Her team also serves Chinese companies eyeing investment channels from outside the country, Luo told the Global Times on Thursday, without disclosing further details.
The premier’s focus on driving innovation is of particular importance for foreign companies seeking opportunities in the Chinese market and domestic companies hoping to expand overseas as well, James Z. Li, chairman and CEO of E. J. McKay & Co, Inc, an independent investment banking firm in Shanghai, told the Global Times after the forum in September.
While it remains to be seen whether Tribeluga, which is ambitiously envisioned by Luo to be among the top 10 incubator accelerators in Asia in five to seven years, can truly set itself apart from a number of incubating platforms, both home and aboard, industry watchers believe the likes of Tribeluga signify a rise of entrepreneurship in China, particularly in the wake of the success of Jack Ma Yun, the English teacher-turned-founder of the e-commerce giant Alibaba Group.
In China’s sizable market, there are already local heavyweights including CDH Investments and Hony Capital, in addition to a flurry of incubator programs focused on a variety of start-ups.

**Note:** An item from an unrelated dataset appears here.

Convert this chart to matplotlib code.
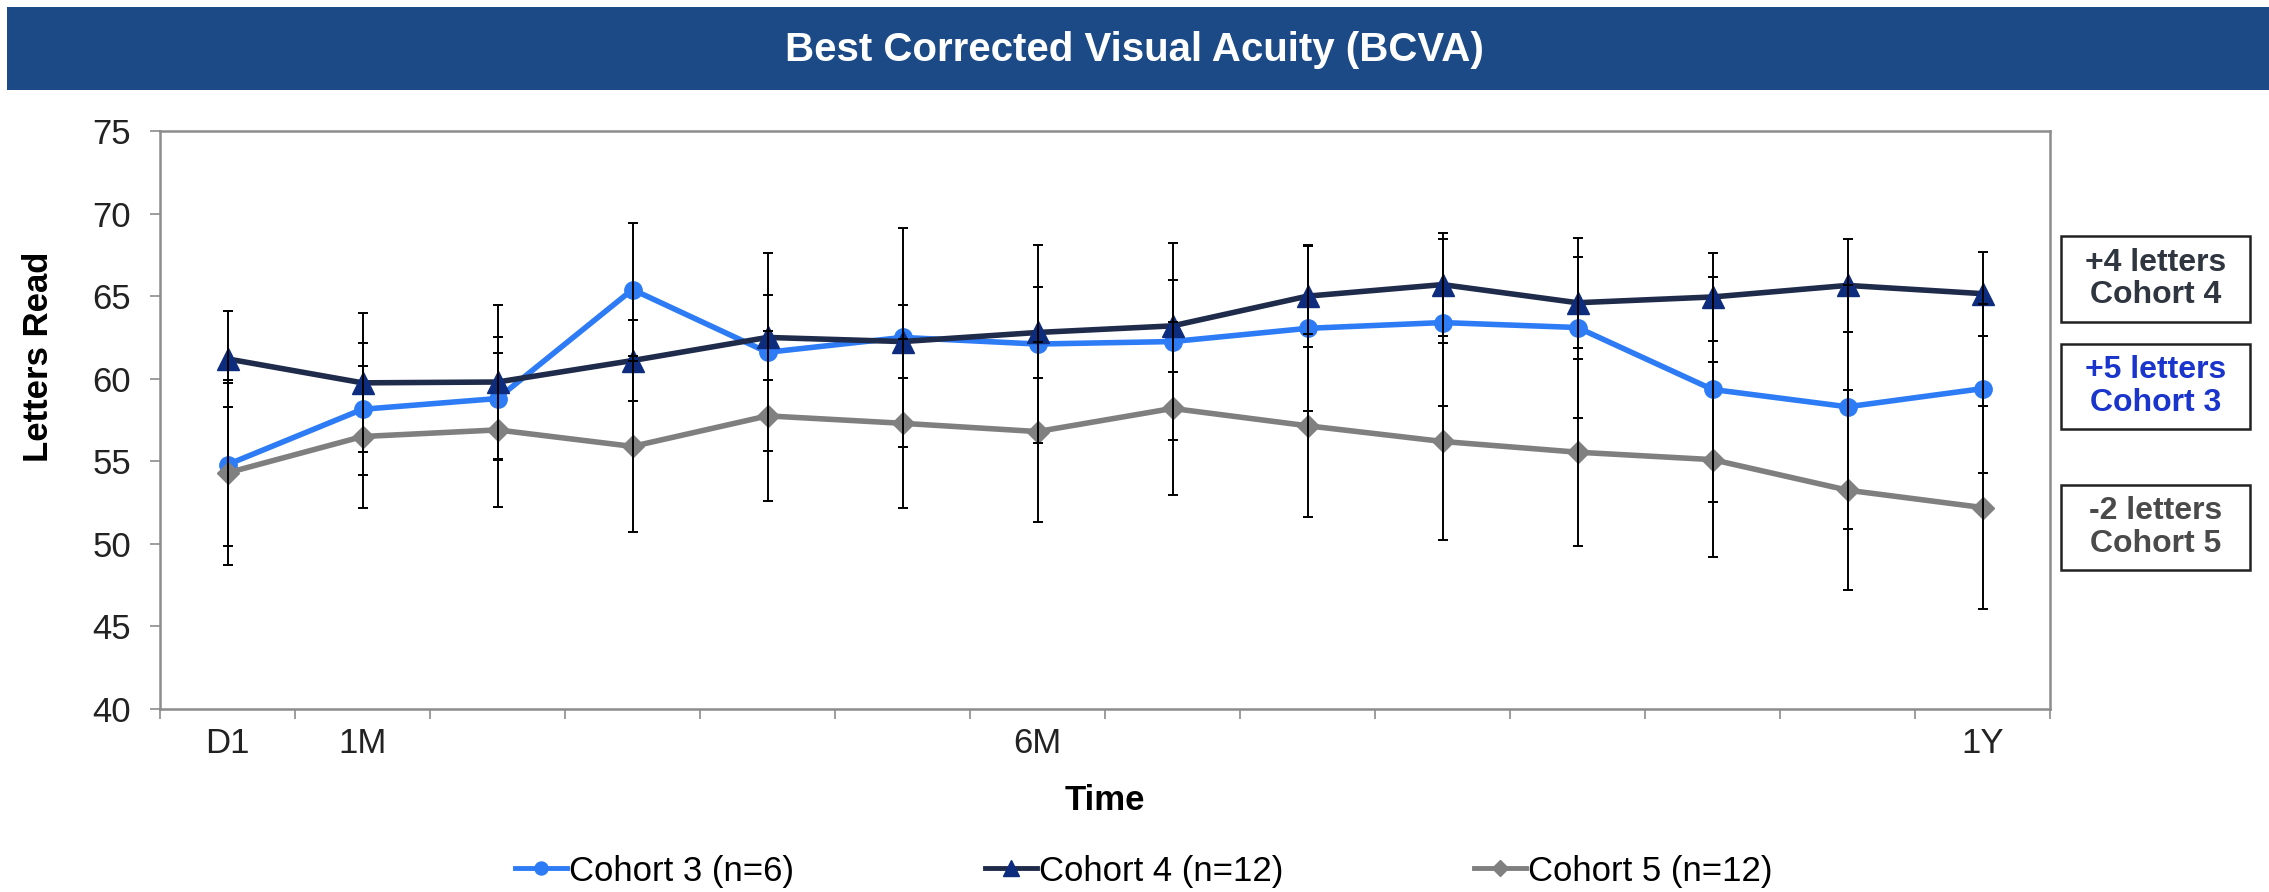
import numpy as np
import matplotlib
matplotlib.use("Agg")
import matplotlib.pyplot as plt
from matplotlib.patches import Rectangle
from matplotlib.lines import Line2D

plt.rcParams['font.family'] = ['Liberation Sans', 'DejaVu Sans']

# visits (14 time points), only some are labelled on the axis
visits = ["D1", "1M", "", "", "", "", "6M", "", "", "", "", "", "", "1Y"]

cohort3 = [54.8, 58.15, 58.8, 65.4, 61.6, 62.5, 62.1, 62.25, 63.05, 63.4, 63.1, 59.35, 58.3, 59.4]
cohort3_err = [4.95, 4.0, 3.7, 4.05, 6.0, 6.65, 6.0, 5.95, 5.0, 5.05, 5.45, 6.8, 7.4, 5.1]
cohort4 = [61.2, 59.75, 59.8, 61.1, 62.5, 62.25, 62.8, 63.2, 65.0, 65.7, 64.6, 64.95, 65.65, 65.15]
cohort4_err = [2.9, 4.2, 4.65, 2.45, 2.55, 2.2, 2.75, 2.8, 3.1, 3.1, 2.75, 2.65, 2.8, 2.55]
cohort5 = [54.3, 56.5, 56.9, 55.9, 57.75, 57.3, 56.8, 58.2, 57.15, 56.2, 55.55, 55.1, 53.25, 52.2]
cohort5_err = [5.6, 4.3, 4.65, 5.2, 5.15, 5.1, 5.45, 5.25, 5.55, 5.95, 5.65, 5.9, 6.05, 6.15]

series_names = ["Cohort 3 (n=6)", "Cohort 4 (n=12)", "Cohort 5 (n=12)"]
notes = ["+4 letters\nCohort 4", "+5 letters\nCohort 3", "-2 letters\nCohort 5"]

W, H = 2269, 892
fig = plt.figure(figsize=(W / 100, H / 100), dpi=100)

# title banner
fig.patches.append(Rectangle((7 / W, 1 - 90 / H), 1 - 7 / W, 83 / H, transform=fig.transFigure,
                             facecolor="#1C4A86", edgecolor="none", zorder=0))
fig.text(0.5, 1 - 50 / H, "Best Corrected Visual Acuity (BCVA)", color="white", fontsize=29,
         fontweight="bold", ha="center", va="center")

ax = fig.add_axes([160 / W, 1 - 709 / H, (2050 - 160) / W, (709 - 131) / H])
x = np.arange(len(visits))

styles = [
    dict(color="#2E7BF6", marker="o", ms=12.5, mfc="#2E7BF6", mec="#2E7BF6"),
    dict(color="#1F2B4A", marker="^", ms=16, mfc="#0E2C7E", mec="#0E2C7E"),
    dict(color="#7F7F7F", marker="D", ms=11, mfc="#808080", mec="#808080"),
]
data = [(cohort3, cohort3_err), (cohort4, cohort4_err), (cohort5, cohort5_err)]

for (vals, errs), st, name in zip(data, styles, series_names):
    ax.plot(x, vals, lw=4, zorder=2, label=name, **st)
for vals, errs in data:
    ax.errorbar(x, vals, yerr=errs, fmt="none", ecolor="black", elinewidth=1.4,
                capsize=3.6, capthick=1.4, zorder=3)

ax.set_xlim(-0.5, len(visits) - 0.5)
ax.set_ylim(40, 75)
ax.set_yticks(np.arange(40, 76, 5))
ax.set_xticks(x)
ax.set_xticklabels(visits)
ax.set_xticks(np.arange(-0.5, len(visits), 1), minor=True)
ax.tick_params(axis="x", which="major", length=0, pad=13, labelsize=25, colors="#222222")
ax.tick_params(axis="x", which="minor", length=7, width=1.2, color="#8C8C8C")
ax.tick_params(axis="y", length=7, width=1.2, color="#8C8C8C", pad=14, labelsize=25,
               labelcolor="#222222")
for sp in ax.spines.values():
    sp.set_color("#8C8C8C")
    sp.set_linewidth(1.8)

fig.text(38 / W, 1 - 357 / H, "Letters Read", rotation=90, ha="center", va="center",
         fontsize=25, fontweight="bold")
fig.text(1105 / W, 1 - 800 / H, "Time", ha="center", va="center", fontsize=25, fontweight="bold")

# summary boxes on the right
box_y = [(236, 322), (344, 429), (485, 570)]
note_colors = ["#2F3640", "#1A35CC", "#4A4A4A"]
for (y0, y1), txt, c in zip(box_y, notes, note_colors):
    fig.patches.append(Rectangle((2061 / W, 1 - y1 / H), 189 / W, (y1 - y0) / H,
                                 transform=fig.transFigure, facecolor="white",
                                 edgecolor="#222222", lw=1.8))
    fig.text(2155.5 / W, 1 - (y0 + y1) / 2 / H, txt, ha="center", va="center", fontsize=23,
             fontweight="bold", color=c, linespacing=1.1)

handles = [Line2D([], [], lw=3.5, **dict(st, ms=st["ms"] * 0.75)) for st in styles]
fig.legend(handles, series_names, loc="center", bbox_to_anchor=(0.504, 1 - 871 / H), ncol=3,
           frameon=False, fontsize=25, handlelength=1.5, handletextpad=0.05, columnspacing=5.5)

fig.savefig("out.png", dpi=100)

In recent years, the incubator industry has grown in China, with the emergence of some high-profile initiatives including Innovation Works, a Beijing-based incubator platform, which was founded in 2009 by Kai-fu Lee, Google’s former China chief, and has become one of the largest incubators in China.
There is certainly enormous untapped potential in China’s market for latecomers, Andrew Lee, strategy advisor at Tribeluga who previously worked for the Global Markets and Investment Banking Group of Merrill Lynch, told the Global Times on Thursday.
For instance, even in the crowded technology sector where there are already a bunch of companies competing to stand out, opportunities remain in certain niche segments, he said.
The viability of Tribeluga is yet to be seen in the future, but it suggests a rising wave of entrepreneurship in China, Bryan Wang, vice president and principal analyst at Forrester Research, told the Global Times on Thursday.
Meanwhile incubation platforms have also grown elsewhere in Asia. Hong Kong’s Bigcolors, launched in December 2013 as a site connecting angel investors and start-ups, announced in August plans to acquire GetViable, a Melbourne-based business idea incubation company, for an undisclosed amount.
With the ongoing Fourth Plenary Session of the 18th Communist Party of China Central Committee running from Monday through Thursday, which for the first time sets the rule of law as the central theme of a Party plenum, the young female entrepreneur emphasized future improvements in the country’s legal environment will lay the groundwork for building a genuine innovative economy filled with a thriving entrepreneurial spirit.